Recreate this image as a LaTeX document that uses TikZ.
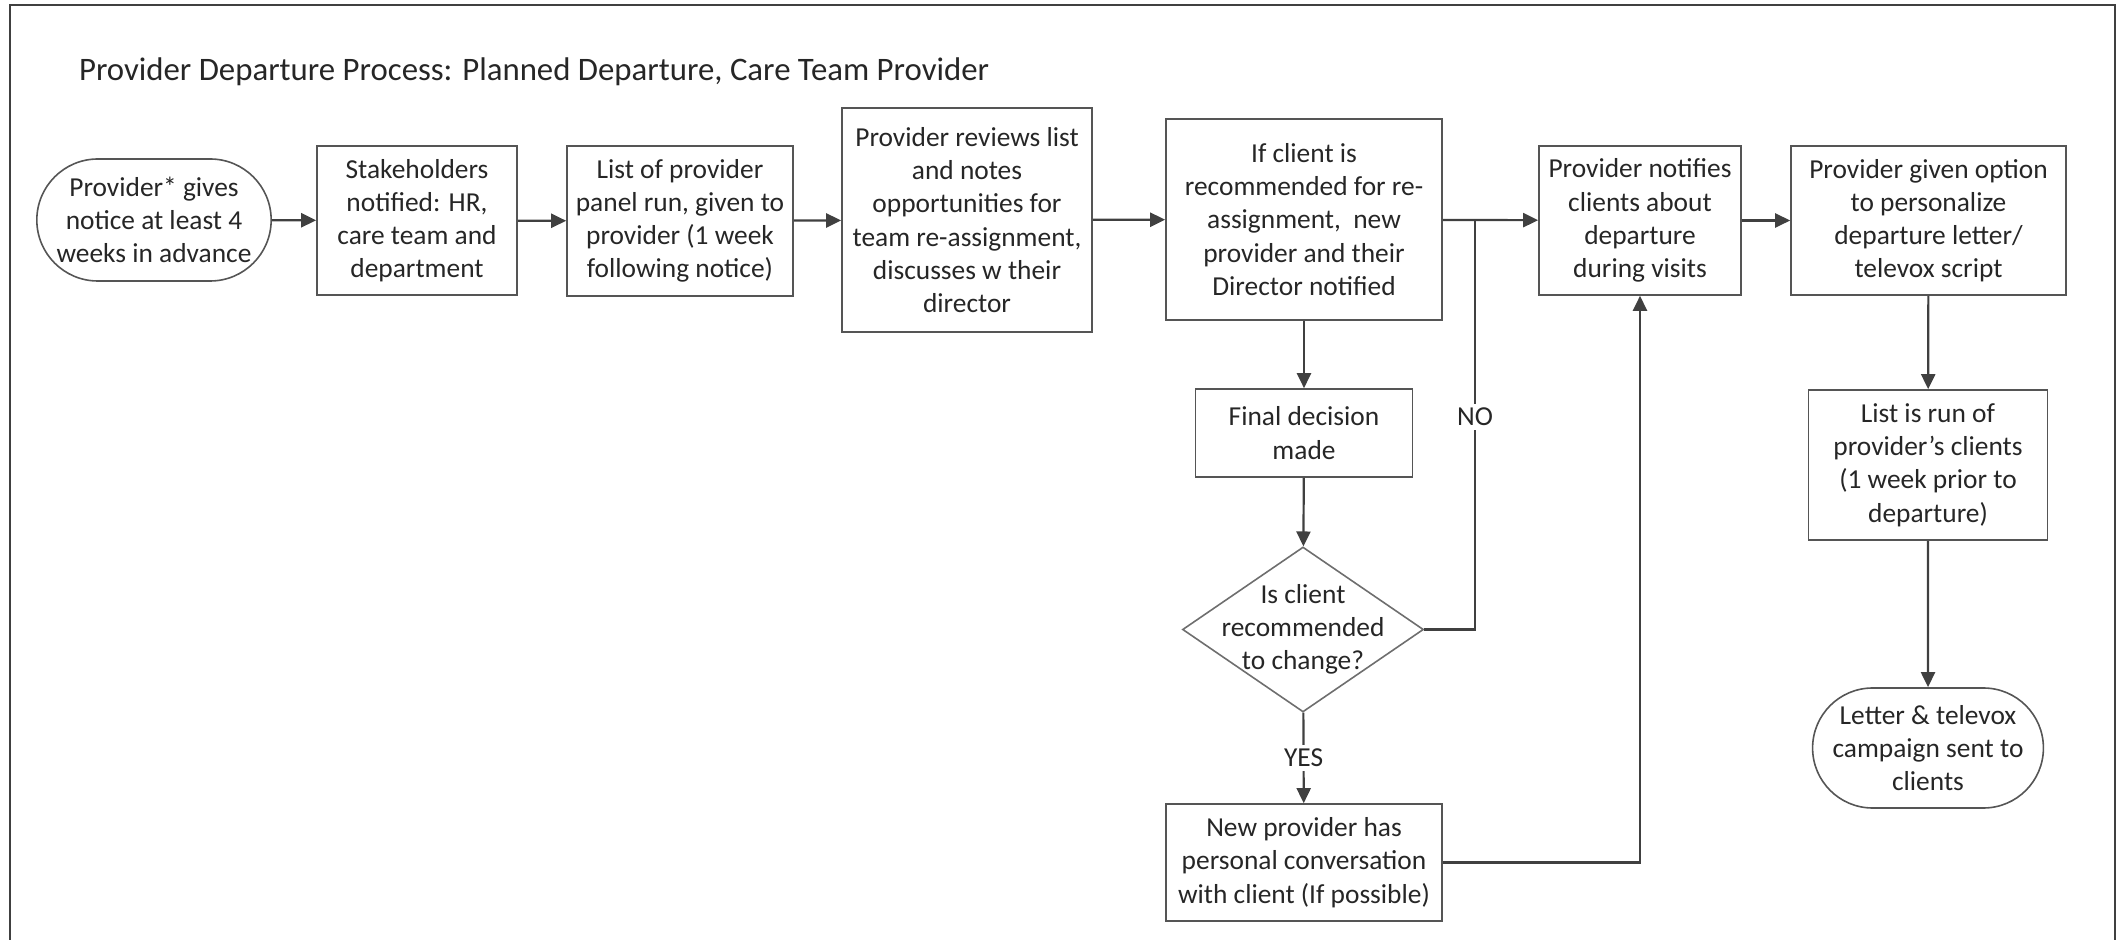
\documentclass[tikz,border=0pt]{standalone}
\usepackage{fontspec}
\setmainfont{Carlito}
\usetikzlibrary{shapes.geometric,shapes.misc,arrows.meta}

\definecolor{linegray}{HTML}{404040}
\definecolor{boxgray}{HTML}{555555}
\definecolor{txtgray}{HTML}{262626}

\begin{document}
\begin{tikzpicture}[x=0.5pt,y=-0.5pt,
        >={Triangle[length=7.5pt,width=7pt]},
        every node/.style={font=\fontsize{13.7}{16.6}\selectfont, text=txtgray},
        proc/.style={draw=boxgray, line width=0.8pt, rectangle, align=center, inner sep=1.5pt},
        term/.style={draw=boxgray, line width=0.8pt, rounded rectangle, align=center, inner sep=1pt},
        decide/.style={draw=boxgray!85, line width=0.8pt, diamond, inner sep=0pt},
        conn/.style={draw=linegray, line width=1.1pt},
        flow/.style={conn, ->},
        tag/.style={fill=white, inner sep=2pt}]
        %\draw[step=100,gray,very thin] (0,0) grid (2121,940);
        \useasboundingbox (0,0) rectangle (2121,940);

        % Frame and title
        \draw[draw=linegray, line width=0.8pt] (10,940) -- (10,5) -- (2115,5) -- (2115,940);
        \node[anchor=base west, font=\fontsize{16.4}{19}\selectfont] (title) at (72,81)
            {Provider Departure Process: Planned Departure, Care Team Provider};

        % Top row
        \node[term, minimum width=112.5pt, minimum height=61pt] (start) at (154,220)
            {Provider* gives\\notice at least 4\\weeks in advance};
        \node[proc, minimum width=100pt, minimum height=74.5pt] (stake) at (417,220.5)
            {Stakeholders\\notified: HR,\\care team and\\department};
        \node[proc, minimum width=113pt, minimum height=75pt] (panel) at (680,221)
            {List of provider\\panel run, given to\\provider (1 week\\following notice)};
        \node[proc, minimum width=125pt, minimum height=112pt] (review) at (967,220)
            {Provider reviews list\\and notes\\opportunities for\\team re-assignment,\\discusses w their\\director};
        \node[proc, minimum width=138pt, minimum height=100.5pt] (ifcl) at (1304,219.5)
            {If client is\\recommended for re-\\assignment,\ \ new\\provider and their\\Director notified};
        \node[proc, minimum width=101pt, minimum height=74.5pt] (notify) at (1640,220.5)
            {Provider notifies\\clients about\\departure\\during visits};
        \node[proc, minimum width=137.5pt, minimum height=74.5pt] (given) at (1928.5,220.5)
            {Provider given option\\to personalize\\departure letter/\\televox script};

        % Decision column
        \node[proc, minimum width=108.5pt, minimum height=44pt] (final) at (1304,433)
            {Final decision\\made};
        \node[decide, minimum width=120.5pt, minimum height=82.5pt] (dec) at (1303,629.5) {};
        \node[align=center] (dectext) at (dec.center) {Is client\\recommended\\to change?};
        \node[proc, minimum width=138pt, minimum height=58.5pt, inner xsep=0pt] (newprov) at (1304,862.5)
            {New provider has\\personal conversation\\with client (If possible)};
        \coordinate (nojoin) at (1475,220);

        % Right column
        \node[proc, minimum width=119.5pt, minimum height=75pt] (listrun) at (1928,465)
            {List is run of\\provider’s clients\\(1 week prior to\\departure)};
        \node[term, minimum width=113pt, minimum height=60pt] (letter) at (1928,748)
            {Letter \& televox\\campaign sent to\\clients};

        % Connectors
        \draw[flow] (start) -- (stake);
        \draw[flow] (stake) -- (panel);
        \draw[flow] (panel) -- (review);
        \draw[flow] (review) -- (ifcl);
        \draw[flow] (ifcl) -- (notify);
        \draw[flow] (notify) -- (given);
        \draw[flow] (ifcl) -- (final);
        \draw[flow] (final) -- (dec);
        \draw[conn] (dec.east) -| node[tag, pos=0.76] (notag) {NO} (nojoin);
        \draw[flow] (dec) -- node[tag] (yestag) {YES} (newprov);
        \draw[flow] (newprov.east) -| (notify.south);
        \draw[flow] (given) -- (listrun);
        \draw[flow] (listrun) -- (letter);
\end{tikzpicture}
\end{document}
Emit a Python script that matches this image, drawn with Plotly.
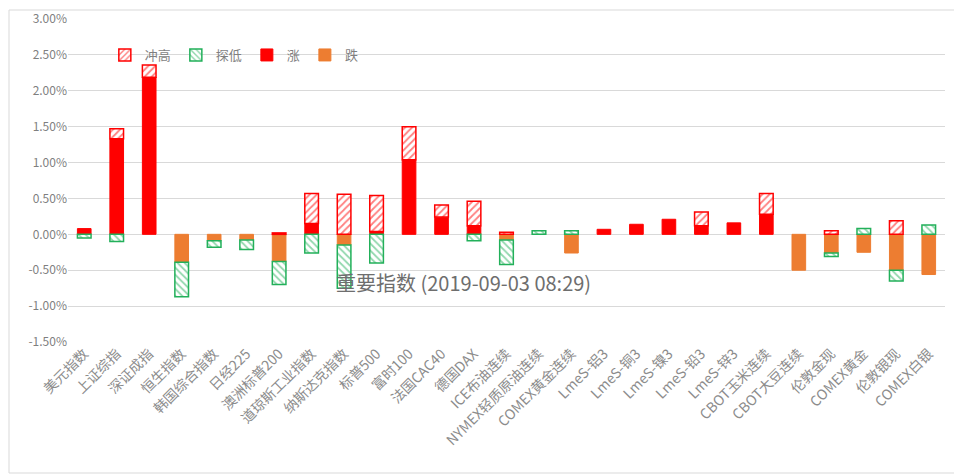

• **Directions for this task**: Only the lines from the start of the entries above to the line containing "Departure Process: Planned" are to be given again, exactly and with both ends included; pictures are excluded.

• **Full solution**:
Recreate this image as a LaTeX document that uses TikZ.
\documentclass[tikz,border=0pt]{standalone}
\usepackage{fontspec}
\setmainfont{Carlito}
\usetikzlibrary{shapes.geometric,shapes.misc,arrows.meta}

\definecolor{linegray}{HTML}{404040}
\definecolor{boxgray}{HTML}{555555}
\definecolor{txtgray}{HTML}{262626}

\begin{document}
\begin{tikzpicture}[x=0.5pt,y=-0.5pt,
        >={Triangle[length=7.5pt,width=7pt]},
        every node/.style={font=\fontsize{13.7}{16.6}\selectfont, text=txtgray},
        proc/.style={draw=boxgray, line width=0.8pt, rectangle, align=center, inner sep=1.5pt},
        term/.style={draw=boxgray, line width=0.8pt, rounded rectangle, align=center, inner sep=1pt},
        decide/.style={draw=boxgray!85, line width=0.8pt, diamond, inner sep=0pt},
        conn/.style={draw=linegray, line width=1.1pt},
        flow/.style={conn, ->},
        tag/.style={fill=white, inner sep=2pt}]
        %\draw[step=100,gray,very thin] (0,0) grid (2121,940);
        \useasboundingbox (0,0) rectangle (2121,940);

        % Frame and title
        \draw[draw=linegray, line width=0.8pt] (10,940) -- (10,5) -- (2115,5) -- (2115,940);
        \node[anchor=base west, font=\fontsize{16.4}{19}\selectfont] (title) at (72,81)
            {Provider Departure Process: Planned Departure, Care Team Provider};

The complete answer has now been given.